C.D.: Son yıllarda bütün dünyada yaz festivalleri arttı. Daha yeni bir yaz festivalinden, Boston’dan geliyorum. Çok başarılıydı. Teknisyenler artık açık havada güzel akustik elde ediyorlar. Ben yirmi bir yıl Saratoga Festivali’nin direktörüydüm. Soğuk sıcak demeden, açık hava konserleri yaptık. Amerika’daki gibi burada da teknik ekibe güveniyorum. Şimdi provada anlayacağım zaten durumu..
- E.İ.: Bir orkestra şefinin görevi sıradan izleyici için muammadır. Ne yapar, bu sırtı seyirciye dönük adam? Ellerini sallar, tempoyu verir... Orkestra üyeleri çoğunlukla ona bakmazlar bile. Aslında o elindeki sihirli değnekle müziği birleştiren bir sihirbazdır...
Önce denge
C.D.: Yaptığımız işi basite indirgeyerek anlatmak çok zor. Karşınızda yüzden fazla yorumcu var. Diyelim ki hiç bilmedikleri bir eseri yönetiyorum. İki-üç gün sürecek provalarda, önce çalgıların dengesini sağlarım. Üfleme çalgılarla kemanlar aynı tonda çalmalı. Önce denge. Sonra ifade katmaya başlarız. İşte sihirli değnek burada devreye girer: Şefin jestleri, tempoyu verişi, çalgılardan büyük ses elde etmesi, ses kalitesinin üstünlüğü, temizliği, doğru tonlamayı sağlaması.. Konser sırasında ise artık müziğin çıkış noktası şeftir. Oradan orkestraya gider ve dinleyicilere ulaşır. Önemli olan, nitelikli bir yorum elde etmektir. Şefin prova sırasındaki yaklaşımı ve hareketleri konserde meyvelerini verecektir. Sadece bakarak çalanları etkiler. Onlar şefe baksalar da bakmasalar da şefin ne istediğini hissederler. Bu bir algılamadır.
- E.İ.: Ernest Ansermet, Cenevre’deki gençlik yıllarınızda sizin ‘mentor’unuz (akıl hocanız) olmuş.
C.D.: Ansermet, çok önemli bir şefti. Suisse Romande orkestrasını kurmuştu. Ben de o sırada konservatuvarda piyano, vurma sazlar ve şeflik okuyordum. Ansermet hiç ders vermezdi.

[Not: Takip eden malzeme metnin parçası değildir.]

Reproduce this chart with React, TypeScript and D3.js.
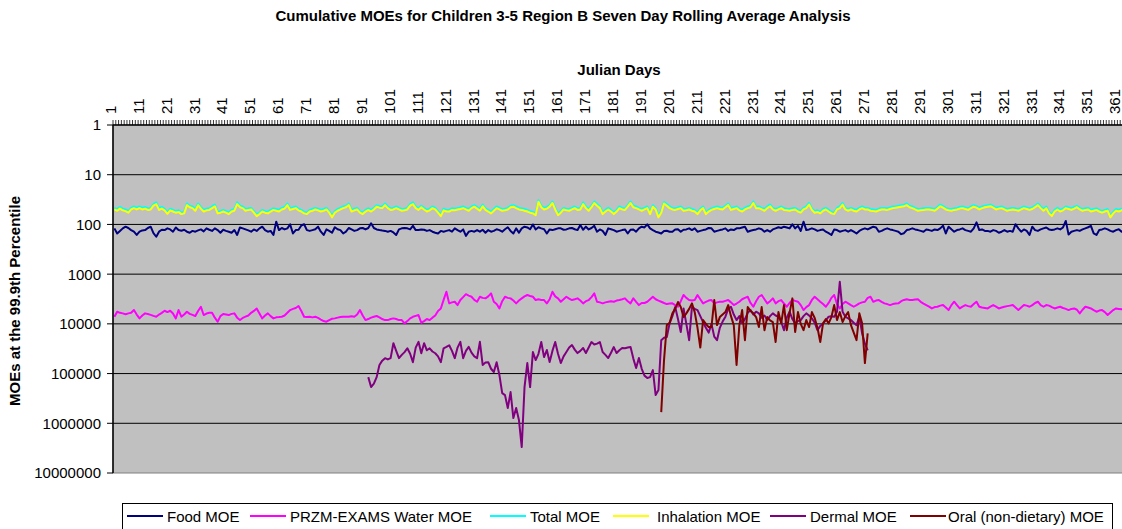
import React from 'react';
import * as d3 from 'd3';

const W = 1122;
const H = 529;

const dayCount = 365;
const tickDays = d3.range(1, 366, 10);
const yTicks = [1, 10, 100, 1000, 10000, 100000, 1000000, 10000000];

const foodMOE = [
  120,152,135,120,111,118,130,140,163,140,
  132,130,118,111,150,177,140,128,130,120,
  126,140,115,130,134,128,140,147,135,140,
  132,126,138,120,128,135,120,130,147,128,
  135,140,147,130,163,115,120,126,132,140,
  126,135,120,111,130,140,135,163,88,130,
  118,126,120,100,152,130,128,105,99,130,
  135,130,125,111,140,163,126,135,147,114,
  125,130,152,140,118,126,135,130,120,118,
  126,118,95,118,126,130,133,135,140,135,
  145,163,126,120,118,120,126,107,130,130,
  126,128,135,130,140,147,152,135,140,135,
  130,140,120,130,140,126,170,140,135,140,
  130,140,128,147,130,140,135,125,130,140,
  125,114,135,152,120,147,120,111,115,125,
  100,126,114,120,125,152,126,130,125,120,
  120,128,126,120,118,125,130,103,128,111,
  126,118,107,140,126,135,163,120,125,130,
  140,135,130,126,152,128,126,140,120,111,
  115,100,120,130,140,145,152,135,134,140,
  140,126,125,140,128,126,120,130,120,140,
  135,130,126,118,120,140,135,130,126,120,
  135,126,130,120,120,115,111,140,134,130,
  126,120,125,140,130,140,126,120,114,118,
  111,115,120,99,120,107,135,88,130,126,
  120,126,135,130,126,140,150,163,126,130,
  140,135,130,140,130,140,152,135,126,120,
  126,118,111,115,140,135,126,120,126,130,
  135,140,157,150,130,126,120,126,130,135,
  140,126,130,135,126,130,120,106,152,111,
  125,140,130,126,120,130,135,140,120,91,
  130,126,135,135,140,130,135,147,140,130,
  140,135,140,99,120,140,126,135,163,111,
  130,135,126,120,115,126,130,126,120,126,
  115,85,160,140,135,130,135,126,120,114,
  107,152,163,130,126,120,126,135,140,130,
  125,140,135,140,130,
];

const waterMOE = [
  7180,5700,6000,6150,6400,6150,6000,5280,6500,7760,
  6800,6150,6350,6600,6900,7180,6500,6000,5450,5800,
  5450,6200,7760,5280,7180,6500,5700,6300,6600,6950,
  5500,4530,6650,6200,6000,5950,7500,9050,7000,6350,
  6500,6650,6300,6150,7500,8390,7600,7180,6800,6000,
  5500,4900,6200,7760,6800,6150,7000,7760,7400,7300,
  7180,6800,6000,5280,5000,4800,4380,5500,7180,7300,
  7200,7400,7180,7600,8200,8800,9050,8400,7900,7760,
  7500,7300,7180,7180,7200,7000,7180,6500,5280,6800,
  8390,8000,7500,7200,6950,7400,8000,8390,8390,8000,
  7760,8000,8390,8390,9780,8800,7760,7200,6900,6650,
  9500,8800,8000,8390,7500,6800,5500,4900,3300,2260,
  3870,3700,3590,4190,3320,2900,2530,2700,2850,3300,
  3590,2850,3000,3070,2800,2440,3590,4000,4900,3500,
  2850,3000,3070,3400,3870,3400,3070,2800,2630,2750,
  2850,3320,3200,3300,3320,3870,3200,2260,2800,3070,
  3590,3200,2850,3100,3320,3200,3070,3400,3870,3500,
  3320,2900,2440,3590,3700,3870,3700,3600,3500,3590,
  3400,3320,3200,3070,3500,3870,3070,3600,4190,3800,
  3800,3590,3200,2850,3200,3400,3590,3800,4000,3900,
  3870,4200,4530,3500,2630,3000,3320,3400,3320,2630,
  3200,3870,3600,3400,3320,3870,3700,3600,3590,3450,
  3320,3700,4190,3900,3590,3200,3000,2850,3800,4530,
  3500,2850,2630,3200,3870,3500,3070,3870,3500,3320,
  3900,4530,3800,3320,3450,3590,4200,5280,4600,4190,
  3300,2850,3200,3590,4000,4530,3800,3000,2630,4000,
  4900,4000,3590,3870,4200,4530,4200,3870,3700,3590,
  3000,2850,3590,3400,3320,3600,3870,4000,4190,4000,
  3900,3870,3500,3300,3200,3300,3320,3250,3200,3600,
  3900,4190,4500,4900,4600,4530,4300,4190,4700,5280,
  4200,3590,4200,4900,4500,4190,4400,4530,4000,3590,
  4530,4700,4800,4900,4500,4190,4500,4900,4700,4530,
  4400,4300,4190,4700,5280,4700,4190,4300,4530,4200,
  3800,3590,4200,4530,4190,4300,4600,4900,4700,4530,
  4800,5000,5280,5000,4900,5200,6150,5200,4530,4700,
  4900,5300,5700,5400,5280,5800,6650,5900,5280,4900,
  5000,5100,5000,4900,5000,
];

const totalMOE = [
  46.5,49,44.5,48.5,50,54,46.5,43.5,46.5,43.5,
  46.5,44.5,47.5,46.5,39,36,47.5,44.5,48.5,56.5,
  48.5,51,54,52,57.5,56,38,42,43.5,49,
  38,44.5,51,48.5,47.5,43.5,40,56,54,51,
  54,57.5,51,49,36,42,43.5,49,47.5,46.5,
  54,63,57.5,51,54,56,51,47.5,49,51,
  46.5,44.5,38,47.5,45.5,43.5,48.5,51,56,57.5,
  51,49,46.5,48.5,51,49,46.5,54,67,54,
  49,46.5,43.5,42,38,51,48.5,46.5,54,57.5,
  51,47.5,51,46.5,41,43,43.5,38,43.5,47.5,
  46.5,43.5,46.5,49,48.5,46.5,39,36,43.5,47.5,
  42,46.5,51,48.5,43.5,46.5,54,63,48.5,51,
  51,47.5,48.5,46.5,45.5,43.5,46.5,49,43.5,41,
  44.5,49,40,47.5,51,56,49,43.5,46.5,49,
  48.5,46.5,42,41,43.5,46.5,47.5,49,51,54,
  56,60.5,32.5,42,46.5,44.5,41,34.5,46.5,60.5,
  54,46.5,48.5,49,46.5,43.5,47.5,46.5,36,43.5,
  49,42,34.5,39,43.5,57.5,51,46.5,51,57.5,
  51,43.5,46.5,47.5,41,34.5,42,43.5,46.5,49,
  46.5,43.5,57.5,41,46.5,67,54,35.5,39,43.5,
  46.5,47.5,45.5,43.5,49,48.5,46.5,49,51,57.5,
  48.5,43.5,57.5,51,47.5,45.5,43.5,45.5,46.5,42,
  38,47.5,45.5,43.5,48.5,51,46.5,43.5,42,34.5,
  43.5,43.5,46.5,49,43.5,40,46.5,49,46.5,43.5,
  47.5,48.5,49,47.5,46.5,51,54,46.5,43.5,37,
  47.5,54,52,56,49,46.5,51,56,57.5,46.5,
  43.5,37,46.5,49,46.5,49,51,46.5,43.5,46.5,
  46.5,49,50,51,48.5,46.5,46.5,47.5,45.5,43.5,
  43,42,41,40,38,42,43.5,46.5,49,48.5,
  47.5,46.5,46.5,47.5,49,44.5,40,43,46.5,48.5,
  49,47.5,46.5,44.5,43.5,45.5,47.5,43.5,41,43,
  46.5,43.5,42,41,40,43,46.5,44.5,43.5,46.5,
  49,47.5,46.5,47.5,49,46.5,43.5,45.5,47.5,45.5,
  42,38,43.5,49,43.5,56,63,51,46.5,51,
  48.5,43.5,45.5,47.5,44.5,42,46.5,49,47.5,46.5,
  51,49,47.5,51,54,51,49,67,56,49,
  51,48.5,46.5,49,47.5,
];

const inhalationMOE = [
  50,53,48,52,54,58,50,47,50,47,
  50,48,51,50,42,39,51,48,52,61,
  52,55,58,56,62,60,41,45,47,53,
  41,48,55,52,51,47,43,60,58,55,
  58,62,55,53,39,45,47,53,51,50,
  58,68,62,55,58,60,55,51,53,55,
  50,48,41,51,49,47,52,55,60,62,
  55,53,50,52,55,53,50,58,72,58,
  53,50,47,45,41,55,52,50,58,62,
  55,51,55,50,44,46,47,41,47,51,
  50,47,50,53,52,50,42,39,47,51,
  45,50,55,52,47,50,58,68,52,55,
  55,51,52,50,49,47,50,53,47,44,
  48,53,43,51,55,60,53,47,50,53,
  52,50,45,44,47,50,51,53,55,58,
  60,65,35,45,50,48,44,37,50,65,
  58,50,52,53,50,47,51,50,39,47,
  53,45,37,42,47,62,55,50,55,62,
  55,47,50,51,44,37,45,47,50,53,
  50,47,62,44,50,72,58,38,42,47,
  50,51,49,47,53,52,50,53,55,62,
  52,47,62,55,51,49,47,49,50,45,
  41,51,49,47,52,55,50,47,45,37,
  47,47,50,53,47,43,50,53,50,47,
  51,52,53,51,50,55,58,50,47,40,
  51,58,56,60,53,50,55,60,62,50,
  47,40,50,53,50,53,55,50,47,50,
  50,53,54,55,52,50,50,51,49,47,
  46,45,44,43,41,45,47,50,53,52,
  51,50,50,51,53,48,43,46,50,52,
  53,51,50,48,47,49,51,47,44,46,
  50,47,45,44,43,46,50,48,47,50,
  53,51,50,51,53,50,47,49,51,49,
  45,41,47,53,47,60,68,55,50,55,
  52,47,49,51,48,45,50,53,51,50,
  55,53,51,55,58,55,53,72,60,53,
  55,52,50,53,51,
];

const dermalStartDay = 92;
const dermalMOE = [
  118000,187000,160000,118000,67000,55000,49000,52000,49000,24500,
  35000,49000,42000,37000,31000,40000,59000,30000,23000,39000,
  24500,34000,31000,36000,39000,45000,59000,31000,29000,27000,
  35000,49000,30000,23000,49000,35000,29000,38000,45000,49000,
  23000,67000,60000,59000,80000,93000,59000,107000,247000,271000,
  494000,236000,786000,494000,862000,3010000,187000,61500,187000,36900,
  53500,40000,23200,46600,33600,58700,35000,23200,40000,61500,
  45000,36900,30000,26700,33000,38700,35000,30700,38700,30000,
  23200,26000,25000,23200,36900,42000,48700,38000,29300,38700,
  34000,30700,31000,30000,29300,50000,77500,48700,80000,110000,
  123000,118000,85100,271000,215000,21300,19000,18400,9780,7000,
  4590,8000,14600,4900,10000,21300,4590,5000,5280,7000,
  9200,12000,15000,10000,18000,21300,12000,9000,7180,5000,
  4530,6500,8390,7000,9780,8000,6000,5280,6500,5700,
  6150,7500,6800,8390,7000,6150,6800,7180,9000,13400,
  7500,5700,8000,9780,8800,8390,7000,6150,6800,7760,
  9500,13400,11000,9780,8500,7180,7000,7180,5700,1430,
  5700,7180,7800,8390,9500,10600,7180,15600,25000,34000,
];

const oralStartDay = 197;
const oralMOE = [
  595000,53500,10600,9500,6150,5000,3640,4590,7300,6150,
  5000,3870,5800,12000,30000,8390,10000,11600,11600,3320,
  10600,7300,6500,5800,4190,7000,10600,67400,10600,5280,
  21300,4590,5500,6150,7300,11600,4590,13400,7300,8500,
  9200,23200,5800,9780,4190,13400,6000,3070,14600,5800,
  10000,13400,8390,11600,5800,7640,12000,23200,9780,8000,
  9780,7300,4190,8390,5800,9200,7000,5800,10600,15000,
  21300,6150,9780,61500,15600,
];

const seriesNames = [
  'Food MOE',
  'PRZM-EXAMS Water MOE',
  'Total MOE',
  'Inhalation MOE',
  'Dermal MOE',
  'Oral (non-dietary) MOE',
];
const seriesColors = ['#000080', '#FF00FF', '#00FFFF', '#FFFF00', '#800080', '#800000'];
const seriesData = [foodMOE, waterMOE, totalMOE, inhalationMOE, dermalMOE, oralMOE];
const seriesStart = [1, 1, 1, 1, dermalStartDay, oralStartDay];

// layout
const plotLeft = 113;
const dayW = 2.79;
const plotTop = 125;
const plotBottom = 473;
const plotRight = plotLeft + dayCount * dayW;
const FONT = '"Liberation Sans", Arial, Helvetica, sans-serif';

const legendLineX = [127, 250, 490, 613, 770, 910];
const legendTextX = [167, 290, 530, 657, 810, 948];

export default function App() {
  const x = d3.scaleLinear().domain([0.5, dayCount + 0.5]).range([plotLeft, plotRight]);
  const y = d3.scaleLog().domain([1, 1e7]).range([plotTop, plotBottom]);
  const line = d3
    .line<[number, number]>()
    .x((d) => x(d[0]))
    .y((d) => y(d[1]));

  const tickXs = d3.range(0, dayCount + 1).map((i) => plotLeft + i * dayW);

  return (
    <svg
      width={W}
      height={H}
      style={{ position: 'absolute', left: 0, top: 0, background: '#fff' }}
      fontFamily={FONT}
    >
      <rect x={0} y={0} width={W} height={H} fill="#fff" />
      <text x={563} y={21} textAnchor="middle" fontSize={15} fontWeight="bold">
        Cumulative MOEs for Children 3-5 Region B Seven Day Rolling Average Analysis
      </text>
      <text x={619} y={75} textAnchor="middle" fontSize={15} fontWeight="bold">
        Julian Days
      </text>
      <text
        transform={`translate(20,${(plotTop + plotBottom) / 2 + 2}) rotate(-90)`}
        textAnchor="middle"
        fontSize={15}
        fontWeight="bold"
      >
        MOEs at the 99.9th Percentile
      </text>

      {/* plot area */}
      <rect
        x={plotLeft}
        y={plotTop}
        width={plotRight - plotLeft}
        height={plotBottom - plotTop}
        fill="#C0C0C0"
        stroke="#808080"
        strokeWidth={1}
      />
      {yTicks.slice(1, -1).map((t) => (
        <line key={t} x1={plotLeft} x2={plotRight} y1={y(t)} y2={y(t)} stroke="#000" strokeWidth={1} />
      ))}

      {/* series */}
      {seriesData.map((vals, si) => {
        const pts: [number, number][] = vals.map((v, i) => [seriesStart[si] + i, v]);
        return (
          <path
            key={si}
            d={line(pts) || ''}
            fill="none"
            stroke={seriesColors[si]}
            strokeWidth={2}
            strokeLinejoin="round"
          />
        );
      })}

      {/* y axis */}
      <line x1={plotLeft} x2={plotLeft} y1={plotTop} y2={plotBottom} stroke="#000" strokeWidth={1.5} />
      {yTicks.map((t) => (
        <g key={t}>
          <line x1={plotLeft - 6} x2={plotLeft} y1={y(t)} y2={y(t)} stroke="#000" strokeWidth={1} />
          <text x={101} y={y(t)} dy="0.36em" textAnchor="end" fontSize={15}>
            {t}
          </text>
        </g>
      ))}

      {/* x axis at top */}
      <line x1={plotLeft} x2={plotRight} y1={plotTop} y2={plotTop} stroke="#000" strokeWidth={1.5} />
      {tickXs.map((tx, i) => (
        <line key={i} x1={tx} x2={tx} y1={plotTop - 5} y2={plotTop} stroke="#000" strokeWidth={0.8} />
      ))}
      {tickDays.map((d) => (
        <text
          key={d}
          transform={`translate(${x(d) + 1.5},114) rotate(-90)`}
          textAnchor="start"
          fontSize={15}
        >
          {d}
        </text>
      ))}

      {/* legend */}
      <rect x={122.5} y={503.5} width={990} height={40} fill="#fff" stroke="#000" strokeWidth={1} />
      {seriesNames.map((n, i) => (
        <g key={n}>
          <line
            x1={legendLineX[i]}
            x2={legendLineX[i] + 36}
            y1={516}
            y2={516}
            stroke={seriesColors[i]}
            strokeWidth={2}
          />
          <text x={legendTextX[i]} y={521.5} fontSize={15}>
            {n}
          </text>
        </g>
      ))}
    </svg>
  );
}
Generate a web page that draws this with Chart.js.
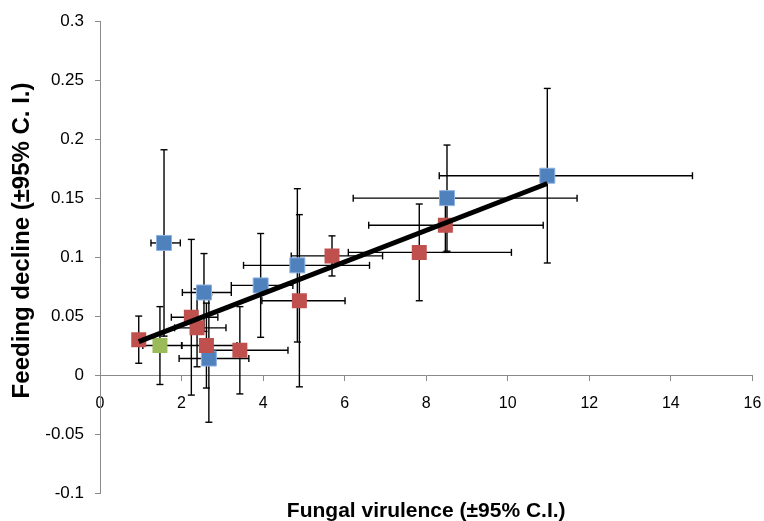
<!DOCTYPE html>
<html><head><meta charset="utf-8">
<script src="https://cdn.jsdelivr.net/npm/chart.js@4"></script>
<style>html,body{margin:0;padding:0;background:#fff;}canvas{display:block;}</style>
</head><body>
<canvas id="c" width="764" height="521"></canvas>
<script>
// ---- tick labels ----
const xTicks = [0, 2, 4, 6, 8, 10, 12, 14, 16];
const yTicks = [-0.1, -0.05, 0, 0.05, 0.1, 0.15, 0.2, 0.25, 0.3];
const yTickLabels = ['-0.1', '-0.05', '0', '0.05', '0.1', '0.15', '0.2', '0.25', '0.3'];
const xTitle = 'Fungal virulence (±95% C.I.)';
const yTitle = 'Feeding decline (±95% C. I.)';

// ---- blue series ----
const blueX = [1.57, 2.55, 2.67, 3.94, 4.84, 8.51, 10.97];
const blueY = [0.112, 0.070, 0.014, 0.076, 0.093, 0.150, 0.169];
const blueYErr = [0.079, 0.033, 0.054, 0.044, 0.065, 0.045, 0.074];
const blueXErrMinus = [0.32, 0.53, 0.73, 0.72, 1.32, 2.30, 2.65];
const blueXErrPlus = [0.40, 0.67, 0.98, 0.79, 1.77, 3.19, 3.56];

// ---- red series ----
const redX = [0.95, 2.24, 2.38, 2.61, 3.43, 4.89, 5.69, 7.83, 8.47];
const redY = [0.030, 0.049, 0.040, 0.025, 0.021, 0.063, 0.101, 0.104, 0.127];
const redYErr = [0.020, 0.066, 0.033, 0.036, 0.037, 0.073, 0.017, 0.041, 0.023];
const redXErrMinus = [0, 0.49, 0.55, 0.60, 0.90, 0.92, 1.00, 1.74, 1.88];
const redXErrPlus = [0, 0.65, 0.71, 0.75, 1.18, 1.12, 1.24, 2.26, 2.40];

// ---- green series ----
const greenX = [1.47];
const greenY = [0.025];
const greenYErr = [0.033];
const greenXErrMinus = [0.42];
const greenXErrPlus = [0.53];

function pts(xs, ys) { return xs.map((x, i) => ({ x: x, y: ys[i] })); }
function errs(ye, xm, xp) { return ye.map((e, i) => ({ y: e, xm: xm[i], xp: xp[i] })); }

// least-squares trend line over all points
const allX = blueX.concat(redX, greenX);
const allY = blueY.concat(redY, greenY);
const n = allX.length;
const mx = allX.reduce((a, b) => a + b, 0) / n;
const my = allY.reduce((a, b) => a + b, 0) / n;
let sxy = 0, sxx = 0;
for (let i = 0; i < n; i++) { sxy += (allX[i] - mx) * (allY[i] - my); sxx += (allX[i] - mx) ** 2; }
const slope = sxy / sxx, icpt = my - slope * mx;
const xmin = Math.min(...allX), xmax = Math.max(...allX);
const trend = [{ x: xmin, y: icpt + slope * xmin }, { x: xmax, y: icpt + slope * xmax }];

const AXIS = '#8a8a8a';

const errorBars = {
  id: 'errorBars',
  beforeDatasetsDraw(chart) {
    const xs = chart.scales.x, ys = chart.scales.y, ctx = chart.ctx;
    const cap = 3.5;
    ctx.save();
    ctx.strokeStyle = '#000';
    ctx.lineWidth = 1.4;
    const seg = (a, b, c, d) => { ctx.beginPath(); ctx.moveTo(a, b); ctx.lineTo(c, d); ctx.stroke(); };
    chart.data.datasets.forEach(ds => {
      if (!ds.err) return;
      ds.data.forEach((p, i) => {
        const e = ds.err[i];
        const px = xs.getPixelForValue(p.x), py = ys.getPixelForValue(p.y);
        if (e.y > 0) {
          const t = ys.getPixelForValue(p.y + e.y), b = ys.getPixelForValue(p.y - e.y);
          seg(px, t, px, b); seg(px - cap, t, px + cap, t); seg(px - cap, b, px + cap, b);
        }
        if (e.xm > 0 || e.xp > 0) {
          const l = xs.getPixelForValue(p.x - e.xm), r = xs.getPixelForValue(p.x + e.xp);
          seg(l, py, r, py); seg(l, py - cap, l, py + cap); seg(r, py - cap, r, py + cap);
        }
      });
    });
    ctx.restore();
  }
};

const R = 10.6;
new Chart(document.getElementById('c'), {
  type: 'scatter',
  data: {
    datasets: [
      { label: 'trend', data: trend, showLine: true, borderColor: '#000', borderWidth: 5, pointRadius: 0, order: 0 },
      { label: 'green', data: pts(greenX, greenY), err: errs(greenYErr, greenXErrMinus, greenXErrPlus), pointStyle: 'rect', pointRadius: R, backgroundColor: '#9BBB59', borderColor: '#9BBB59', borderWidth: 0, order: 1 },
      { label: 'red', data: pts(redX, redY), err: errs(redYErr, redXErrMinus, redXErrPlus), pointStyle: 'rect', pointRadius: R, backgroundColor: '#C0504D', borderColor: '#C0504D', borderWidth: 0, order: 2 },
      { label: 'blue', data: pts(blueX, blueY), err: errs(blueYErr, blueXErrMinus, blueXErrPlus), pointStyle: 'rect', pointRadius: R, backgroundColor: '#4F81BD', borderColor: '#8DB3E2', borderWidth: 1, order: 3 }
    ]
  },
  options: {
    responsive: false,
    animation: false,
    devicePixelRatio: 1,
    layout: { padding: { top: 21, right: 10, left: 0, bottom: 0 } },
    plugins: { legend: { display: false }, tooltip: { enabled: false } },
    scales: {
      x: {
        type: 'linear', position: 'bottom', min: 0, max: 16,
        grid: { display: false }, border: { display: false }, ticks: { display: false },
        title: { display: true, text: xTitle, color: '#000', font: { family: 'Liberation Sans', size: 21, weight: 'bold', lineHeight: 0.9 }, padding: { top: 0, bottom: 0 } },
        afterFit(s) { s.height = 28; s.paddingLeft = 0; s.paddingRight = 0; }
      },
      x2: {
        type: 'linear', axis: 'x', position: { y: 0 }, min: 0, max: 16,
        grid: { drawOnChartArea: false, drawTicks: true, tickLength: 5, color: AXIS },
        border: { color: AXIS, width: 1 },
        ticks: { color: '#000', padding: 14, maxRotation: 0, autoSkip: false, font: { family: "'Liberation Sans Narrow', 'Liberation Sans'", size: 16 } },
        afterBuildTicks(s) { s.ticks = xTicks.map(v => ({ value: v })); },
        afterFit(s) { s.paddingLeft = 0; s.paddingRight = 0; }
      },
      y: {
        type: 'linear', position: 'left', min: -0.1, max: 0.3,
        grid: { drawOnChartArea: false, drawTicks: true, tickLength: 5, color: AXIS },
        border: { color: AXIS, width: 1 },
        ticks: { color: '#000', padding: 11, font: { family: 'Liberation Sans', size: 17 },
          callback(v) { const k = yTicks.findIndex(t => Math.abs(t - v) < 1e-9); return k >= 0 ? yTickLabels[k] : ''; } },
        afterBuildTicks(s) { s.ticks = yTicks.map(v => ({ value: v })); },
        title: { display: true, text: '\u00A0\u00A0\u00A0\u00A0\u00A0' + yTitle, color: '#000', font: { family: 'Liberation Sans', size: 24, weight: 'bold' }, padding: { top: 8, bottom: 0 } },
        afterFit(s) { s.width = 100; }
      }
    }
  },
  plugins: [errorBars]
});
</script>
</body></html>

Evine çağırır, sohbetlerine katardı bizleri. Şeflik deneyimlerin birikmesiyle olgunlaşır, ‘provalara gel ve orada dinleyerek öğren,’ derdi. Ravel, Falla, Bartok onun arkadaşları olmuştu, derin bir kültür sahibiydi. Tarihte çok değerli şefler yetişmiş. Ama örnek aldığım büyük şeflerin başında Karajan’ı saymalıyım.
‘Sandviç’ yapıtlar
- E.İ.: Pek çok yeni akım var, ve siz yepyeni eserler yönetiyorsunuz, genç bestecilere eser ısmarlıyorsunuz. Şu anda müzik nasıl bir anlatım içinde?
C.D.: Dünya Savaşı sonrası insanların güveni yıkıldı. İçinde yaşadıkları çağdan çok antik çağlara sığınmaya başladılar. İkinci Dünya Savaşı’ndan sonra müzik daha yeni bir dile sahip oldu. Elektronik müzik girdi dünyaya. Minimalizm ve mistisizm de aldı, yürüdü.
- E.İ.: Bugün konser salonlarının en büyük sorunu, modern müzik çalınca seyirci kaybetmek. O nedenle modern yapıtlar hep ‘sandviç’ olarak sunuluyor.
C.D.: Amerika’da, Kanada’da, Kuzey Avrupa’da sırf çağdaş müzik konserleri düzenleniyor. Ama daha geniş kitleyi toplamak isteyen merkezler de, gişe geliri de önde tutuluyor; dediğiniz gibi, en azından ‘sandviç’ yapmak zorunda kalıyorlar.
•MUĞLA
Önce Bach sonra Haydn, Mozart...
- E.İ.: Müzik tarihini değiştiren en büyük besteci kimdir desem, tek bir isim verebilirmisiniz?
C.D.: Her şey J. S. Bach ile başlıyor. Sonra Haydn, Mozart, Beethoven gibi, Klasik dönemin bestecilerinin ardından Romantikler geldi. 20.yüzyıl başında büyük bestecileri var: Stravinsky, Debussy, Ravel, Falla gibi... Daha sonra Penderecki, Lutoslawski gibi Polonya bestecileri; Rusya’da Şnitke, Gubaidulina, Denisov gibi Post-Şostakoviç bestecileri. Amerika’da John Adams.. bütün bunlar çok önemli besteciler. Ama Fransa’da Boulez kendi yeniliklerini zorla kabul ettirtmeye kalkınca tepkiler aldı. Sıradan dinleyici ile konser salonlarının arası açıldı.